Jen Kavanagh, Audience Engagement Manager, spoke to telephone operators from the 1950's and 1960's who shared their stories for the Information Age gallery.

Today when we pick up the telephone, the digital automated system makes connecting a call quick and simple. But before this automatic system was introduced, telephone exchange operators had to help us on our way.

Manual Telephone Exchange Enfield. October 1960. Image credit: Science Museum / SSPL
Manual Telephone Exchange Enfield. October 1960. Image credit: Science Museum / SSPL

In the first half of the 20th century, women worked across the country, connecting calls and helping people get in touch with one another. The work required concentration, patience and an excellent manner, but the community created within these exchanges was fun and social once shifts had ended.

Women working on the Exchange at Enfield. Image credit: Science Museum / SSPL
Women working on the Exchange at Enfield. Image credit: Science Museum / SSPL

One of the last manual telephone exchanges was based at Enfield, north London. The Enfield Exchange’s switch from manual to automatic exchange, marked the end of an era in communication history. A section of the Enfield Exchange, donated to the Science Museum by BT, forms a part of the Museum’s collection, and will go on display in the new Information Age gallery.

To bring this amazing piece of history to life, we spoke to women who worked as telephone exchange operators in the 1950s and early 1960s, recording their stories through oral history interviews.

These former ‘hello girls’ gave their insight into how the exchange worked and what the job of an operator involved, but also shared wonderful stories about the friends they made and the social life they experienced once they’d clocked off.

A switchboard from the Enfield Exchange, which will go on display in the Science Musuem's new Information Age gallery. Image credit: Science Museum
A switchboard from the Enfield Exchange, donated to the Science Museum by BT, which will go on display in the new Information Age gallery. Image credit: Science Museum

One of these former operators, Jean Singleton, shared her thoughts on what made a good telephone operator, even if she didnít feel she was one!

‘How do I know? [Laughs] I wasn’t a good telephone operator, I was a naughty telephone operator! Well, first of all, you had to have a nice speaking voice, you couldn’t go there if you were a Cockney, speaking in a Cockney way, or a Northern way, you had to speak the Queen’s English, or King’s English as it was then. I suppose I had a decent enough voice. You had to be polite, and the customer sort of was always right, more or less, you know, you didn’t swear back at somebody if they swore at you, you weren’t allowed to do that sort of thing. If you found you were in trouble with a person on the telephone, you just passed them over to your supervisor, and they would deal with it.’

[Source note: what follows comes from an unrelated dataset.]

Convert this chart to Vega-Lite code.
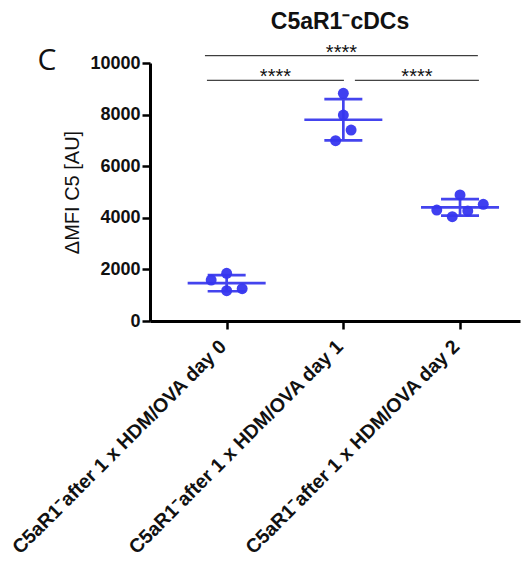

A close up view of the Enfield switchboard. Image credit: Science Museum.
A close up view of the Enfield switchboard. Image credit: Science Museum.

Another former operator, Rose Young, talked about some of the kit that was used whilst working on the exchange.

‘The first headsets were very heavy, you’d have a mouthpiece that came up in front of you on a plastic piece that had a tape on that you hung round your neck. And then the headpiece was like a metal band with a very heavy earpiece, you had one ear free so that you could hear what was going on around you and one that you covered, that covered your ear, but they were very heavy.’

Visitors to Information Age will have the opportunity to hear more from these incredible women through an interactive audio experience which will sit alongside the original section of the Enfield Exchange. We’ll just have to make sure we edit the cheeky bits!

5 October marks the 54th anniversary of the Enfield Exchange switching from manual to automatic exchange. To celebrate, Jen Kavanagh, Audience Engagement Manager, spoke to telephone operators from the 1950s and 1960s who shared their stories for the Information Age gallery.